Dive Brief:
- PayPal Holdings will focus on buttressing its branded checkout services this year, redoubling efforts to assist its biggest merchants in rolling out features that provide the best experience possible for consumers, the company’s chief financial and operating officer, Jamie Miller, said during an investor conference Tuesday.
- The company “had a lot of learnings,” Miller said at the Wolfe Research Fintech Forum. She noted a deceleration for its main PayPal branded checkout services in the second half of last year.
- “What we really learned was we've been very focused on scaling across the whole portfolio,” Miller said. “We need to take a much more targeted approach to be able to scale that, and that's really part of our pivot.”
Dive Insight:
While Miller didn’t discuss news reports last month suggesting the company may be sold, either in whole or parts, she talked about how PayPal remains powerful as an integrated platform, including its peer-to-peer unit Venmo. “I really believe that the most important way to drive value creation is to focus on organic growth, and that's exactly how we think about the integration, across processing with Venmo and branded checkout,” she said.
A number of possible acquirers have been mentioned in media reports, including fintechs such as Stripe and banks like JPMorgan Chase.
Miller was elevated briefly to interim CEO last month after PayPal said that Alex Chriss was exiting the chief executive post. At the same time, the company appointed board member Enrique Lores, formerly CEO of the technology company HP, to take the PayPal CEO job, effective this month.

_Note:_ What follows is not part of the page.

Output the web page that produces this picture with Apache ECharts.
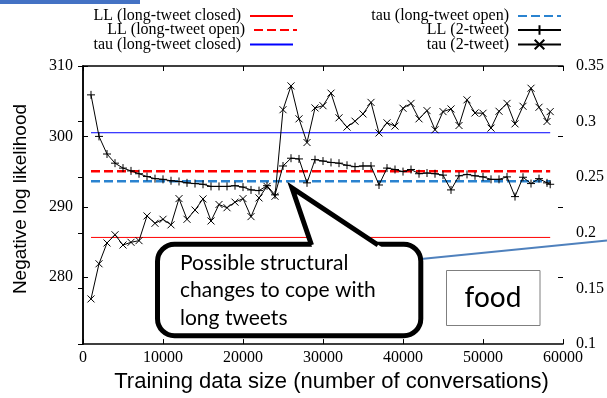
<!DOCTYPE html>
<html>
<head>
<meta charset="utf-8">
<script src="https://cdn.jsdelivr.net/npm/echarts@6/dist/echarts.min.js"></script>
<style>
html,body{margin:0;padding:0;background:#fff;}
#chart{width:607px;height:398px;}
</style>
</head>
<body>
<div id="chart"></div>
<script>
// ---- data ----
var trainingSizes = [1000,2000,3000,4000,5000,6000,7000,8000,9000,10000,
  11000,12000,13000,14000,15000,16000,17000,18000,19000,20000,
  21000,22000,23000,24000,25000,26000,27000,28000,29000,30000,
  31000,32000,33000,34000,35000,36000,37000,38000,39000,40000,
  41000,42000,43000,44000,45000,46000,47000,48000,49000,50000,
  51000,52000,53000,54000,55000,56000,57000,58000,58400];
var ll2tweet = [305.9,300.0,297.5,296.2,295.5,295.1,294.7,294.3,294.0,293.9,
  293.7,293.6,293.4,293.3,293.2,292.9,292.9,292.9,293.0,292.8,
  292.4,292.3,293.0,291.7,295.8,296.9,296.8,293.4,296.7,296.5,
  296.3,296.2,295.9,295.7,295.8,295.8,293.1,295.5,295.3,295.0,
  295.3,294.7,294.8,294.7,294.5,292.4,294.4,294.6,294.4,294.25,
  293.9,293.9,294.25,291.45,294.2,293.3,294.0,293.4,293.2];
var tau2tweet = [0.1406,0.1722,0.1909,0.1983,0.1891,0.1915,0.1930,0.2152,0.2086,0.2122,
  0.2072,0.2308,0.2122,0.2205,0.2305,0.2107,0.2255,0.2226,0.2276,0.2308,
  0.2146,0.2314,0.2418,0.2329,0.3107,0.3321,0.3025,0.2812,0.3123,0.3143,
  0.3256,0.3034,0.2951,0.3004,0.3069,0.3173,0.2898,0.2989,0.2960,0.3120,
  0.3164,0.3025,0.3099,0.2927,0.3090,0.3114,0.2965,0.3196,0.3078,0.3075,
  0.2942,0.3093,0.3164,0.2980,0.3138,0.3300,0.3129,0.3001,0.3090];
var llLongClosed = 285.65;
var llLongOpen = 295.05;
var tauLongClosed = 0.290;
var tauLongOpen = 0.2463;
var lineRange = [1000, 58400];
var seriesNames = ['LL (long-tweet closed)','LL (long-tweet open)','tau (long-tweet closed)',
                   'tau (long-tweet open)','LL (2-tweet)','tau (2-tweet)'];
var xTicks = [0,10000,20000,30000,40000,50000,60000];
var leftTicks = [280,290,300,310];
var rightTicks = [0.1,0.15,0.2,0.25,0.3,0.35];

function pairs(xs, ys){ return xs.map(function(x,i){ return [x, ys[i]]; }); }
function flat(v){ return [[lineRange[0], v],[lineRange[1], v]]; }

var serif = 'Liberation Serif';
var plusPath = 'path://M0,5L10,5M5,0L5,10';
var crossPath = 'path://M0,0L10,10M10,0L0,10';

var chart = echarts.init(document.getElementById('chart'));

function legendItem(name, right, top, noMarker){
  var l = {
    data:[name], orient:'horizontal', align:'right', right:right, top:top,
    padding:0, itemWidth:43, itemHeight:12, selectedMode:false,
    textStyle:{fontFamily:serif, fontSize:16, color:'#000', lineHeight:16, padding:[0,4,0,0]}
  };
  if (noMarker) { l.itemStyle = {opacity:0}; }
  return l;
}

var option = {
  animation:false,
  backgroundColor:'#fff',
  legend:[
    legendItem(seriesNames[0], 313, 8, true),
    legendItem(seriesNames[1], 309, 22, true),
    legendItem(seriesNames[2], 313, 36.5, true),
    legendItem(seriesNames[3], 45, 8, true),
    legendItem(seriesNames[4], 45, 22, false),
    legendItem(seriesNames[5], 45, 36.5, false)
  ],
  grid:{left:83, right:41, top:66, bottom:50},
  xAxis:[{
    type:'value', min:0, max:60000, interval:10000, position:'bottom',
    name:'Training data size (number of conversations)', nameLocation:'middle', nameGap:25,
    nameTextStyle:{fontFamily:'Liberation Sans', fontSize:22, color:'#000', padding:[0,0,0,17]},
    axisLine:{show:true, lineStyle:{color:'#000', width:1.5}},
    axisTick:{show:true, inside:true, length:5, lineStyle:{color:'#000'}},
    axisLabel:{fontFamily:serif, fontSize:16, color:'#000', margin:6, formatter:function(v){return String(v);}},
    splitLine:{show:false}
  },{
    type:'value', min:0, max:60000, interval:10000, position:'top',
    axisLine:{show:true, lineStyle:{color:'#000', width:1.5}},
    axisTick:{show:true, inside:true, length:5, lineStyle:{color:'#000'}},
    axisLabel:{show:false}, splitLine:{show:false}
  }],
  yAxis:[{
    type:'value', min:270.5, max:310, position:'left',
    name:'Negative log likelihood', nameLocation:'middle', nameGap:53,
    nameTextStyle:{fontFamily:'Liberation Sans', fontSize:19, color:'#000', padding:[0,0,0,12]},
    axisLine:{show:true, lineStyle:{color:'#000', width:1.5}},
    axisTick:{show:true, inside:true, length:5, customValues:leftTicks, lineStyle:{color:'#000'}},
    axisLabel:{fontFamily:serif, fontSize:16, color:'#000', margin:10, customValues:leftTicks},
    splitLine:{show:false}
  },{
    type:'value', min:0.1, max:0.35, interval:0.05, position:'right',
    axisLine:{show:true, lineStyle:{color:'#000', width:1.5}},
    axisTick:{show:true, inside:true, length:5, lineStyle:{color:'#000'}},
    axisLabel:{fontFamily:serif, fontSize:16, color:'#000', margin:13},
    splitLine:{show:false}
  },{
    type:'value', min:270.5, max:310, position:'right',
    axisLine:{show:false},
    axisTick:{show:true, inside:true, length:5, customValues:leftTicks, lineStyle:{color:'#000'}},
    axisLabel:{show:false}, splitLine:{show:false}
  }],
  series:[
    {name:seriesNames[0], type:'line', yAxisIndex:0, data:flat(llLongClosed), symbol:'none',
     lineStyle:{color:'#ff0000', width:1}, itemStyle:{color:'#ff0000'}, z:2},
    {name:seriesNames[1], type:'line', yAxisIndex:0, data:flat(llLongOpen), symbol:'none',
     lineStyle:{color:'#ff0000', width:2.5, type:[9,4]}, itemStyle:{color:'#ff0000'}, z:3},
    {name:seriesNames[2], type:'line', yAxisIndex:1, data:flat(tauLongClosed), symbol:'none',
     lineStyle:{color:'#0000ff', width:1}, itemStyle:{color:'#0000ff'}, z:2},
    {name:seriesNames[3], type:'line', yAxisIndex:1, data:flat(tauLongOpen), symbol:'none',
     lineStyle:{color:'#2a83d0', width:2.5, type:[9,4]}, itemStyle:{color:'#2a83d0'}, z:3},
    {name:seriesNames[4], type:'line', yAxisIndex:0, data:pairs(trainingSizes, ll2tweet),
     symbol:plusPath, symbolSize:8, showAllSymbol:true,
     lineStyle:{color:'#000', width:1}, itemStyle:{color:'#000', borderColor:'#000', borderWidth:1}, z:4},
    {name:seriesNames[5], type:'line', yAxisIndex:1, data:pairs(trainingSizes, tau2tweet),
     symbol:crossPath, symbolSize:7, showAllSymbol:true,
     lineStyle:{color:'#000', width:1}, itemStyle:{color:'#000', borderColor:'#000', borderWidth:1}, z:4}
  ],
  graphic:{elements:[
    {type:'rect', z:100, shape:{x:0, y:0, width:140, height:4}, style:{fill:'#4472c4'}},
    {type:'line', z:100, shape:{x1:421, y1:259, x2:607, y2:240.5}, style:{stroke:'#4f81bd', lineWidth:2}},
    {type:'rect', z:101, shape:{x:157.5, y:244.2, width:263.3, height:91.6, r:17},
     style:{fill:'#fff', stroke:'#000', lineWidth:5}},
    {type:'polygon', z:102, shape:{points:[[292,188],[312.6,248.5],[383.8,248.5]]},
     style:{fill:'#fff', stroke:null}},
    {type:'polyline', z:103, shape:{points:[[311.5,245],[292,188],[378,245]]},
     style:{stroke:'#000', lineWidth:5, fill:null, lineJoin:'miter', miterLimit:20}},
    {type:'text', z:104, x:180, y:249, style:{text:'Possible structural\nchanges to cope with\nlong tweets',
     font:'21px Lato', fill:'#000', lineHeight:27.5}},
    {type:'rect', z:100, shape:{x:446.5, y:270.5, width:93.5, height:55}, style:{fill:'#fff', stroke:'#7f7f7f', lineWidth:1}},
    {type:'text', z:101, x:493, y:298, style:{text:'food', font:'28px Lato', fill:'#000', align:'center', verticalAlign:'middle'}}
  ]}
};
chart.setOption(option);
</script>
</body>
</html>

“Focus and execution,” will be key marching orders for the company this year as Lores takes over, Miller predicted. She noted that Lores was out meeting with investors this week, and that he met with analysts at Wolfe Monday. His faster decision-making and ability to prioritize will be key attributes he brings to the company, she said.
PayPal’s leadership change last month came as the company announced fourth-quarter earnings that underperformed the expectations of analysts and investors. Slow merchant adoption of the digital payment pioneer’s latest technology and lagging growth of its legacy checkout services stymied growth plans.
Chriss had been in the top post at PayPal for less than three years, unfurling ambitious plans to jump-start growth at the San Jose, California-based company. It proved a significant challenge, as it had been for his predecessor, Dan Schulman, who left the job in 2023.